This year, as part of annual self-improvement day (New Year’s), I joined two different “Challenge” groups. One of them is Daisy Peel’s 2017 agility challenge group; the other is a running challenge group called the Hadfield 2017 Challenge. They have a few things in common; the one that stands out for me is that they are both mostly women, and both mostly women who are afraid that they’re not meeting some arbitrary external standard. “I’m not that fast,” they say. They write: “I’m not a very good handler” or “my dog deserves a better handler.” On the running challenge, they ask for advice about riding a bike in traffic (for cross-training) because they’re afraid of riding in traffic. Or about dealing with dangerous dogs that they might encounter in a new situation. Or about how to get up the courage to try a long distance race or a triathlon.
I think for many of the women in these groups, the “challenge” is overcoming their own fears. It’s that inner critic again: the one who knows all our secrets, including how scared we are to try something new–and maybe fail–or maybe just look foolish–or maybe trip and fall.

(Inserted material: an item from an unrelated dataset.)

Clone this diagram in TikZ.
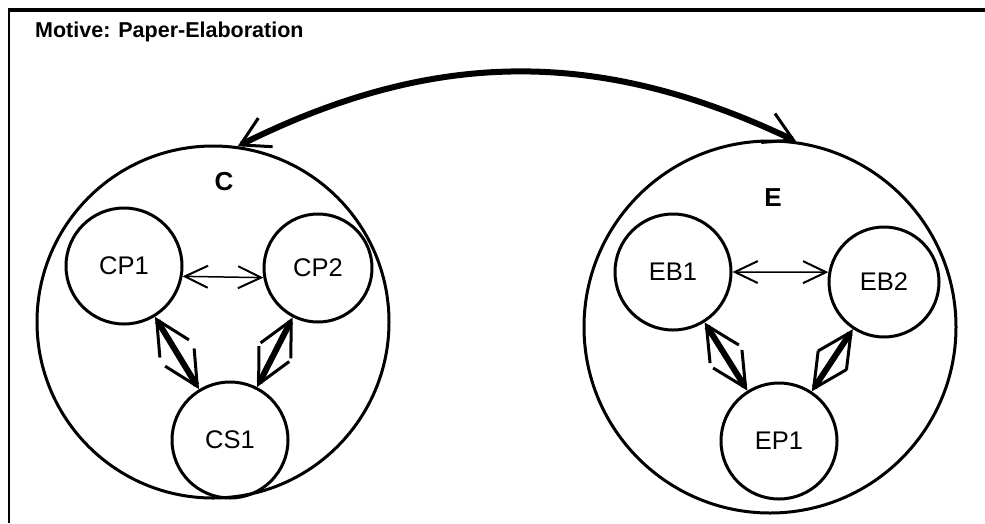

When I am trial chair, one of the questions I always get from first-time competitors is “what happens if my dog poops in the ring?” My answer is: you leash your dog, then you clean it up, and then you take your dog out of the ring. Sometimes the ring crew will clean it up for you. Oh yes, and “it has happened to every single experienced competitor in this trial.” And every single new competitor is worried that they’ll be embarrassed. There is that horrible video that goes around the internet every few years, of an agility dog having a wonderful run right up until he stops to shit; I cringe every time, because that poor handler must feel so awful that she asked her dog to run when he needed to go.
We all worry about making fools of ourselves.
We all worry about our safety.
We all worry about appearing clumsy or inexperienced.
We all worry that people are judging us and finding us lacking.
But I’ve noticed that most people aren’t interested in judging other people. We’re watching because we want to learn. We want to be awed. We want to share our experiences with others. We’re not holding up signs with numbers. Really, we’re not.